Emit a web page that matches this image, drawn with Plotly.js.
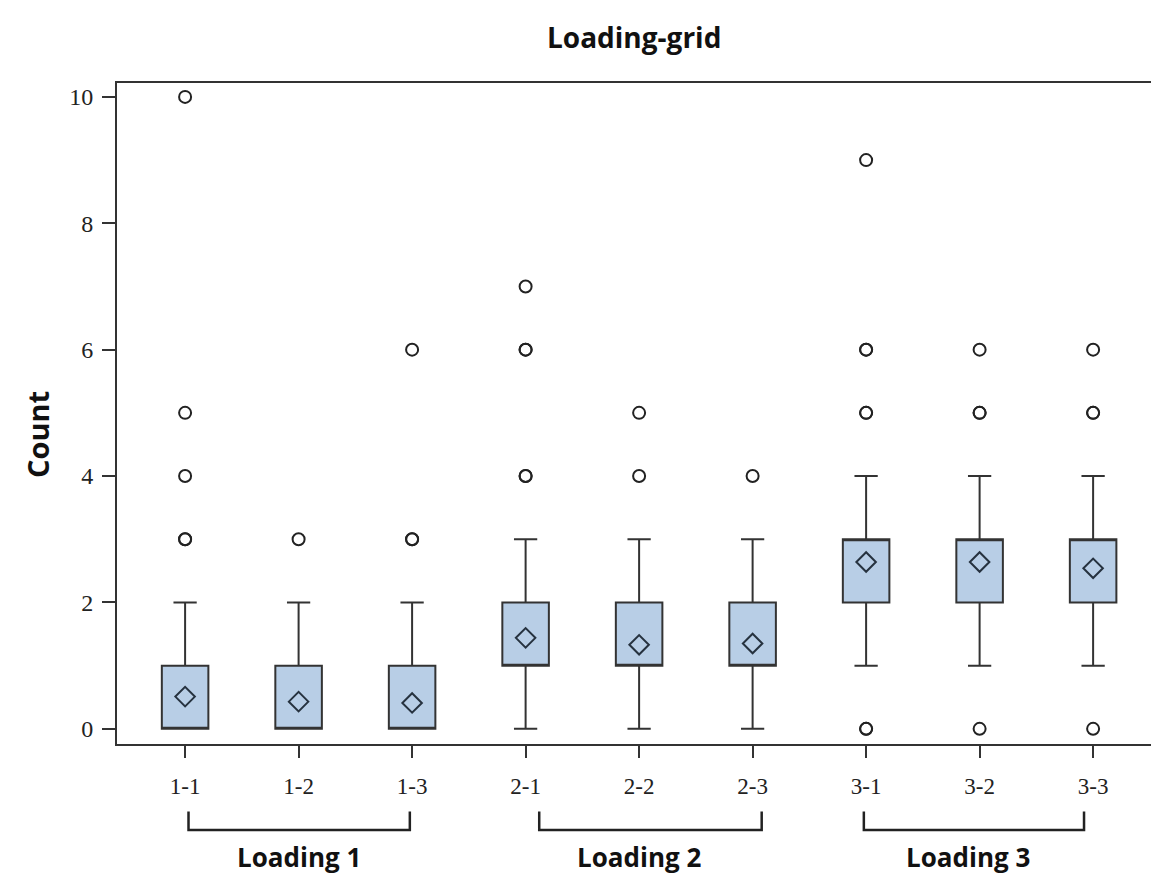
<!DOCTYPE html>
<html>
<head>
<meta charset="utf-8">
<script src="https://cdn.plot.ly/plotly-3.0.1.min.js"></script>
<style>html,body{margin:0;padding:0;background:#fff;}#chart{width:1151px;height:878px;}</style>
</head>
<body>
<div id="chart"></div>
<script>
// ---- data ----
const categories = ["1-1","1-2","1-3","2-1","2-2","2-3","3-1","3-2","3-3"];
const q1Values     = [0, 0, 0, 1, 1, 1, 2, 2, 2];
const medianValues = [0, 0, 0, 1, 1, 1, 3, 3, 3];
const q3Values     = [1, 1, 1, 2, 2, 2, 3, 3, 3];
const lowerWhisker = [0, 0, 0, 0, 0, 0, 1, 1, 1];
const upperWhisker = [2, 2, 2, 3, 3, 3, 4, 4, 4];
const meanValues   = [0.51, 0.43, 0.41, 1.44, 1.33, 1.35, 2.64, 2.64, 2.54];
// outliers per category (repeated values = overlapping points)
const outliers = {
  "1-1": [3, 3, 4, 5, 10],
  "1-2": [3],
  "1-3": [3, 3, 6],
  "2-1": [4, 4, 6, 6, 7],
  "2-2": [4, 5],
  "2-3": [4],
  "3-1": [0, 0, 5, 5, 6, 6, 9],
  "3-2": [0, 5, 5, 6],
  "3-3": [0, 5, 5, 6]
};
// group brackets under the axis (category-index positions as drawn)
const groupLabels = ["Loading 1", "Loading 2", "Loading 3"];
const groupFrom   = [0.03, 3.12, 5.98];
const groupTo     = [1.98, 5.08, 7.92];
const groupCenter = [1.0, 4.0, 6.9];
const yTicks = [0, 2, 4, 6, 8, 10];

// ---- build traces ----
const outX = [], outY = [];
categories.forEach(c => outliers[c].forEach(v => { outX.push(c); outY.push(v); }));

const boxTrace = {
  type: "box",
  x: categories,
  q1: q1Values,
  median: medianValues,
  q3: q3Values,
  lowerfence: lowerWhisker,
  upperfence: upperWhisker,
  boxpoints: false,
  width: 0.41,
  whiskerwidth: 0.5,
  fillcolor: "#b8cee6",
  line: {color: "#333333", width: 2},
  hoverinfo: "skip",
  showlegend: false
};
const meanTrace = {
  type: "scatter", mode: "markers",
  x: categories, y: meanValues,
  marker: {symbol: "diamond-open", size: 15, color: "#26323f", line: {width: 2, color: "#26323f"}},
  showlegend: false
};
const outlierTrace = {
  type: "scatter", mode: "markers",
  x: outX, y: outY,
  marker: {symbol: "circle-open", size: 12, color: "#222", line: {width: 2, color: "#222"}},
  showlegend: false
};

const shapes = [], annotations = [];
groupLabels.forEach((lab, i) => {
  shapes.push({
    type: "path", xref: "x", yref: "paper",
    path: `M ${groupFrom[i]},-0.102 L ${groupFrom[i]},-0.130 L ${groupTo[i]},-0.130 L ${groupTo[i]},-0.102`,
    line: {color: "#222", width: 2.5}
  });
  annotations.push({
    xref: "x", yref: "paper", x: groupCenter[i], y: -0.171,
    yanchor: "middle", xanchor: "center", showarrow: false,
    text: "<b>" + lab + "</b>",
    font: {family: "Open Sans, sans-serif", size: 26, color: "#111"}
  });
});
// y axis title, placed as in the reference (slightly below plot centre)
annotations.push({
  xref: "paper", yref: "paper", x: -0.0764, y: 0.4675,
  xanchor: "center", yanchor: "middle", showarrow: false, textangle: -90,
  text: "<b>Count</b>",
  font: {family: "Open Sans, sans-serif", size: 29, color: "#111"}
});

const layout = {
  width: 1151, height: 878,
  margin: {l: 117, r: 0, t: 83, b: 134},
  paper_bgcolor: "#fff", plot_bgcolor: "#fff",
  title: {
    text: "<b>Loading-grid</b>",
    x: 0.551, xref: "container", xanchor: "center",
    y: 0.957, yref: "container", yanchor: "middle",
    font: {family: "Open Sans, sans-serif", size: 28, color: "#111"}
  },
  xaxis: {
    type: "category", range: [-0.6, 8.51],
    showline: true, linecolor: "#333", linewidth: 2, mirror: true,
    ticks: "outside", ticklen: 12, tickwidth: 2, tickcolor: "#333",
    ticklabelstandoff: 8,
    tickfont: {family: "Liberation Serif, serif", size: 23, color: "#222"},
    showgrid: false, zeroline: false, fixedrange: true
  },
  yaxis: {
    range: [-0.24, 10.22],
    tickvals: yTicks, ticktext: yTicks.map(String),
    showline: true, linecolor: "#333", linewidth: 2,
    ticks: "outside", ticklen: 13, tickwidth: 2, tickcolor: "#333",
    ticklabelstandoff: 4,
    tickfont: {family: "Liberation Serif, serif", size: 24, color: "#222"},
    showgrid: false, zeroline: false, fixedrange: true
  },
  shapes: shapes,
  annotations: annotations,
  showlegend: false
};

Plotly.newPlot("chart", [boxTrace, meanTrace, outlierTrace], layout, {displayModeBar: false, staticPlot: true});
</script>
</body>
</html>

## Given exercise
Output a faithful copy of the data, with each picture left out.

## Complete output
Emit a web page that matches this image, drawn with Plotly.js.
<!DOCTYPE html>
<html>
<head>
<meta charset="utf-8">
<script src="https://cdn.plot.ly/plotly-3.0.1.min.js"></script>
<style>html,body{margin:0;padding:0;background:#fff;}#chart{width:1151px;height:878px;}</style>
</head>
<body>
<div id="chart"></div>
<script>
// ---- data ----
const categories = ["1-1","1-2","1-3","2-1","2-2","2-3","3-1","3-2","3-3"];
const q1Values     = [0, 0, 0, 1, 1, 1, 2, 2, 2];
const medianValues = [0, 0, 0, 1, 1, 1, 3, 3, 3];
const q3Values     = [1, 1, 1, 2, 2, 2, 3, 3, 3];
const lowerWhisker = [0, 0, 0, 0, 0, 0, 1, 1, 1];
const upperWhisker = [2, 2, 2, 3, 3, 3, 4, 4, 4];
const meanValues   = [0.51, 0.43, 0.41, 1.44, 1.33, 1.35, 2.64, 2.64, 2.54];
// outliers per category (repeated values = overlapping points)
const outliers = {
  "1-1": [3, 3, 4, 5, 10],
  "1-2": [3],
  "1-3": [3, 3, 6],
  "2-1": [4, 4, 6, 6, 7],
  "2-2": [4, 5],
  "2-3": [4],
  "3-1": [0, 0, 5, 5, 6, 6, 9],
  "3-2": [0, 5, 5, 6],
  "3-3": [0, 5, 5, 6]
};
// group brackets under the axis (category-index positions as drawn)
const groupLabels = ["Loading 1", "Loading 2", "Loading 3"];
const groupFrom   = [0.03, 3.12, 5.98];
const groupTo     = [1.98, 5.08, 7.92];
const groupCenter = [1.0, 4.0, 6.9];
const yTicks = [0, 2, 4, 6, 8, 10];

// ---- build traces ----
const outX = [], outY = [];
categories.forEach(c => outliers[c].forEach(v => { outX.push(c); outY.push(v); }));

const boxTrace = {
  type: "box",
  x: categories,
  q1: q1Values,
  median: medianValues,
  q3: q3Values,
  lowerfence: lowerWhisker,
  upperfence: upperWhisker,
  boxpoints: false,
  width: 0.41,
  whiskerwidth: 0.5,
  fillcolor: "#b8cee6",
  line: {color: "#333333", width: 2},
  hoverinfo: "skip",
  showlegend: false
};
const meanTrace = {
  type: "scatter", mode: "markers",
  x: categories, y: meanValues,
  marker: {symbol: "diamond-open", size: 15, color: "#26323f", line: {width: 2, color: "#26323f"}},
  showlegend: false
};
const outlierTrace = {
  type: "scatter", mode: "markers",
  x: outX, y: outY,
  marker: {symbol: "circle-open", size: 12, color: "#222", line: {width: 2, color: "#222"}},
  showlegend: false
};

const shapes = [], annotations = [];
groupLabels.forEach((lab, i) => {
  shapes.push({
    type: "path", xref: "x", yref: "paper",
    path: `M ${groupFrom[i]},-0.102 L ${groupFrom[i]},-0.130 L ${groupTo[i]},-0.130 L ${groupTo[i]},-0.102`,
    line: {color: "#222", width: 2.5}
  });
  annotations.push({
    xref: "x", yref: "paper", x: groupCenter[i], y: -0.171,
    yanchor: "middle", xanchor: "center", showarrow: false,
    text: "<b>" + lab + "</b>",
    font: {family: "Open Sans, sans-serif", size: 26, color: "#111"}
  });
});
// y axis title, placed as in the reference (slightly below plot centre)
annotations.push({
  xref: "paper", yref: "paper", x: -0.0764, y: 0.4675,
  xanchor: "center", yanchor: "middle", showarrow: false, textangle: -90,
  text: "<b>Count</b>",
  font: {family: "Open Sans, sans-serif", size: 29, color: "#111"}
});

const layout = {
  width: 1151, height: 878,
  margin: {l: 117, r: 0, t: 83, b: 134},
  paper_bgcolor: "#fff", plot_bgcolor: "#fff",
  title: {
    text: "<b>Loading-grid</b>",
    x: 0.551, xref: "container", xanchor: "center",
    y: 0.957, yref: "container", yanchor: "middle",
    font: {family: "Open Sans, sans-serif", size: 28, color: "#111"}
  },
  xaxis: {
    type: "category", range: [-0.6, 8.51],
    showline: true, linecolor: "#333", linewidth: 2, mirror: true,
    ticks: "outside", ticklen: 12, tickwidth: 2, tickcolor: "#333",
    ticklabelstandoff: 8,
    tickfont: {family: "Liberation Serif, serif", size: 23, color: "#222"},
    showgrid: false, zeroline: false, fixedrange: true
  },
  yaxis: {
    range: [-0.24, 10.22],
    tickvals: yTicks, ticktext: yTicks.map(String),
    showline: true, linecolor: "#333", linewidth: 2,
    ticks: "outside", ticklen: 13, tickwidth: 2, tickcolor: "#333",
    ticklabelstandoff: 4,
    tickfont: {family: "Liberation Serif, serif", size: 24, color: "#222"},
    showgrid: false, zeroline: false, fixedrange: true
  },
  shapes: shapes,
  annotations: annotations,
  showlegend: false
};

Plotly.newPlot("chart", [boxTrace, meanTrace, outlierTrace], layout, {displayModeBar: false, staticPlot: true});
</script>
</body>
</html>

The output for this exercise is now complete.